Thanks in advance for any and all replies.
 
As win2k is designed to keep individual user settings...

Are you talking standalone machine? - On domain you can more easily control 'workstation' environment.

One obvious option - make all users log on with same user id.

Perhaps you could explain the background to the requirement - you may get better advice then.
 
Or you can build one PC to be exactly how you want the others to look and then ghost an image of that PC and use the ghosted image to load onto any other PC's and the only thing you might have to change is the IP address if you are setting up as static address.
 
What we have here is a W2K networked PC, both to Novell and NT. The users are all being forced (by new security policies) to log into the domain as opposed to the workstation. For some reason, my boss asked me to figure out how to give the same settings to every user that logs in. We know how to give everyone the same desktop, start menu programs, etc., but can't figure a way to give all users the same screensaver, power settings, etc. There are no policies in effect on the domain as far as I'm aware, and I'm not sure what the ultimate plan is as far as that goes.

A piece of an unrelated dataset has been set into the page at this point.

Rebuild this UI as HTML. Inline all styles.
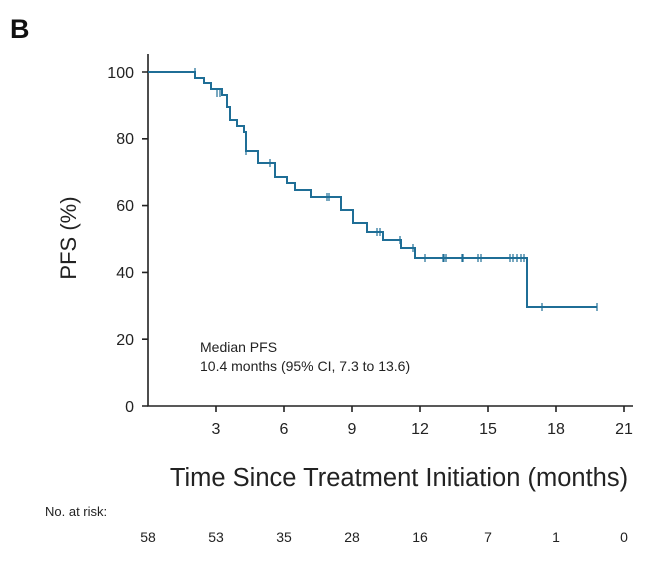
<!DOCTYPE html>
<html><head><meta charset="utf-8"><style>
body{margin:0;background:#fff;}
svg{display:block;font-family:"Liberation Sans",Arial,sans-serif;}
</style></head><body>
<svg width="657" height="564" viewBox="0 0 657 564">
<text x="10" y="38" font-size="27" font-weight="bold" fill="#111">B</text>
<g stroke="#222" stroke-width="1.6" fill="none">
<path d="M148,54 V406 H633"/>
<path d="M142,72H148M142,138.8H148M142,205.6H148M142,272.4H148M142,339.2H148M142,406H148"/>
<path d="M216,406v6M284,406v6M352,406v6M420,406v6M488,406v6M556,406v6M624,406v6"/>
</g>
<g font-size="16" fill="#222" text-anchor="end">
<text x="134" y="78">100</text><text x="134" y="144">80</text><text x="134" y="211">60</text>
<text x="134" y="278">40</text><text x="134" y="345">20</text><text x="134" y="412">0</text>
</g>
<g font-size="16" fill="#222" text-anchor="middle">
<text x="216" y="434">3</text><text x="284" y="434">6</text><text x="352" y="434">9</text>
<text x="420" y="434">12</text><text x="488" y="434">15</text><text x="556" y="434">18</text><text x="624" y="434">21</text>
</g>
<text x="76" y="238" font-size="22" fill="#222" text-anchor="middle" transform="rotate(-90 76 238)">PFS (%)</text>
<text x="399" y="486" font-size="25.5" fill="#222" text-anchor="middle">Time Since Treatment Initiation (months)</text>
<text x="200" y="352" font-size="14" fill="#222">Median PFS</text>
<text x="200" y="371" font-size="14" fill="#222">10.4 months (95% CI, 7.3 to 13.6)</text>
<text x="45" y="516" font-size="13" fill="#222">No. at risk:</text>
<g font-size="14" fill="#222" text-anchor="middle">
<text x="148" y="542">58</text><text x="216" y="542">53</text><text x="284" y="542">35</text><text x="352" y="542">28</text>
<text x="420" y="542">16</text><text x="488" y="542">7</text><text x="556" y="542">1</text><text x="624" y="542">0</text>
</g>
<g stroke="#1f6e96" stroke-width="2" fill="none">
<path d="M148,72H195V78H204V83H211V89H222V95H227V107H230V120H237V126H244V132H246V151H258V163H275V177H287V183H295V190H311V197H341V210H353V223H367V232H383V240H401V248H415V258H527V307H597"/>
<path stroke-width="1.2" d="M195,68v8M217,89v8M220,89v8M246,147v8M270,159v8M327,193v8M329,193v8M377,228v8M380,228v8M400,236v8M413,244v8M425,254v8M443,254v8M444,254v8M446,254v8M462,254v8M463,254v8M478,254v8M481,254v8M510,254v8M513,254v8M517,254v8M521,254v8M524,254v8M542,303v8M597,303v8"/>
</g>
</svg>
</body></html>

I did copy (on my PC) the Current User's Desktop settings to the Default User's Desktop in the registry, but that didn't seem to make any difference.
 
If you use roaming profiles, you can make everybody load the same mandatory profile (just create suitable profile, save it on server (use copy to feature from system properties/profiles), reneame the ntuser.dat file as ntuser.man and point all the users to use this as their profile) - they can alter this while logged on but changes will be discarded at logoff. You could add the use of policies to stop changes while logged on as well - but from experience I'd caution about tying users down too much (eg, start having to find ways to let specific users do things).